Jak widzimy, w przypadku ogniskowej 70 mm w całym zakresie przysłon, nawet w przypadku wypadającej najgorzej wartości f/22, obraz oglądany w rozmiarach ekranowych będzie dla oglądającego wydawał się idealnie ostry. Biorąc pod uwagę wykresy MTF, w przypadku dłuższych ogniskowych, sytuacja powinna być tylko lepsza, co możemy zobaczyć poniżej na wykresach przygotowanych dla zakresów 105 i 180 mm.
Wykresy BxU potwierdzają nasze wcześniejsze obserwacje. W środkowym zakresie ogniskowych delikatnie poprawiają się wyniki osiągane przy nominalnym otworze przysłony, ale ogólna charakterystyka pozostaje zbliżona do ogniskowej 70 mm. W przypadku ogniskowej 180 mm mamy zaś nieco większy problem z ostrością brzegów, ale tak samo jak wcześniej, nie jest to problem, który będzie spędzał nam sen z powiek.

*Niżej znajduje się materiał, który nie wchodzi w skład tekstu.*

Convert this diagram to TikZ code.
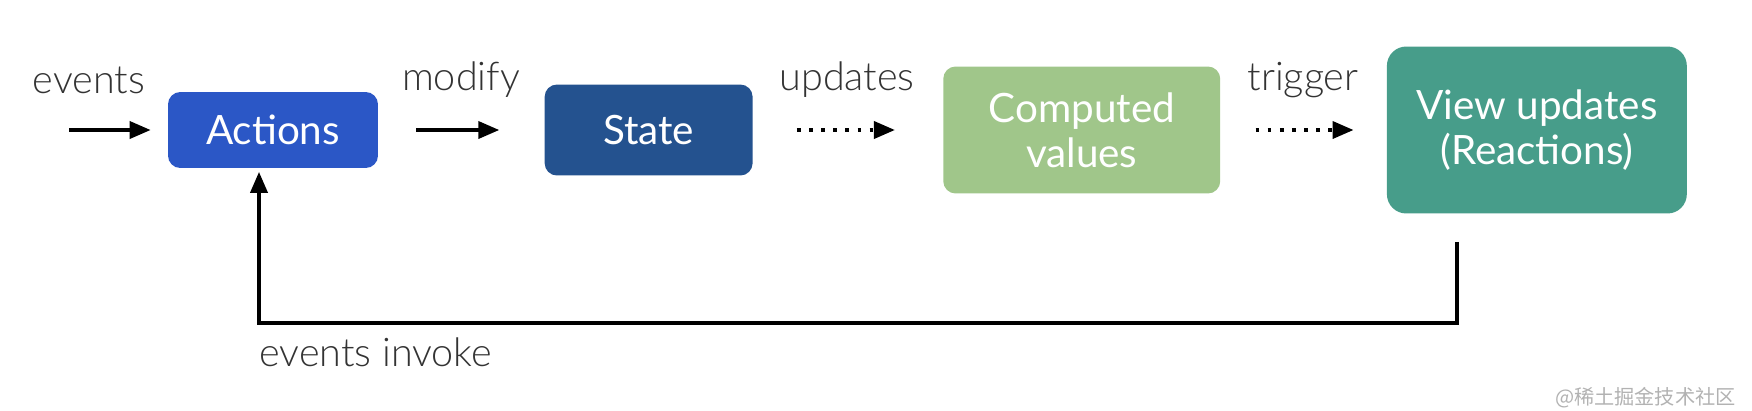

Wykresy przygotowane dla odbitki, tudzież oglądania zdjęcia w rozmiarach ekranowych kolejny raz pokazują, że obraz dla oglądającego będzie prezentował się wzorowo, niezależnie od ogniskowej i zastosowanej przysłony.
Przy ogniskowej 70 mm ostrość w centrum jest wysoka w całym zakresie przysłon. Obiektyw osiąga maksimum w zakresie f/4-5.6, ale na f/2.8 szczegółowość tylko nieznacznie spada. Wysoki i do tego równy poziom trzyma także na brzegu kadru.
Równie dobrą szczegółowość zdjęcia notują na średnim zakresie zoomu. Centrum kadru jest praktycznie tak samo ostre w zakresie od f/2.8 do f/8. Dopiero po dokładnym porównaniu obrazów 1:1 można dopatrzeć się minimalnie słabszej ostrości przy f/2.8 i f/8 w stosunku do f4-5.6. Na brzegu kadru szczegółowość pozostaje na bardzo dobrym poziomie, prezentując zbliżoną wartość we wspomnianym zakresie przysłon.
Gdy spojrzymy na maksymalną ogniskową, poziom rozdzielczości w centrum kadru wydaje się jeszcze bardziej wyrównany w zakresie od f/2.8 do f/8. To znaczy, że bez skrupułów możemy korzystać z pełnego otworu względnego przy 180 mm. Większe dysproporcje widać natomiast na brzegu kadru. Przy f/2.8 i f/4 obraz jest dość miękki i dopiero po przymknięciu do f/5.6-8 szczegółowość w całym kadrze wyrównuje się.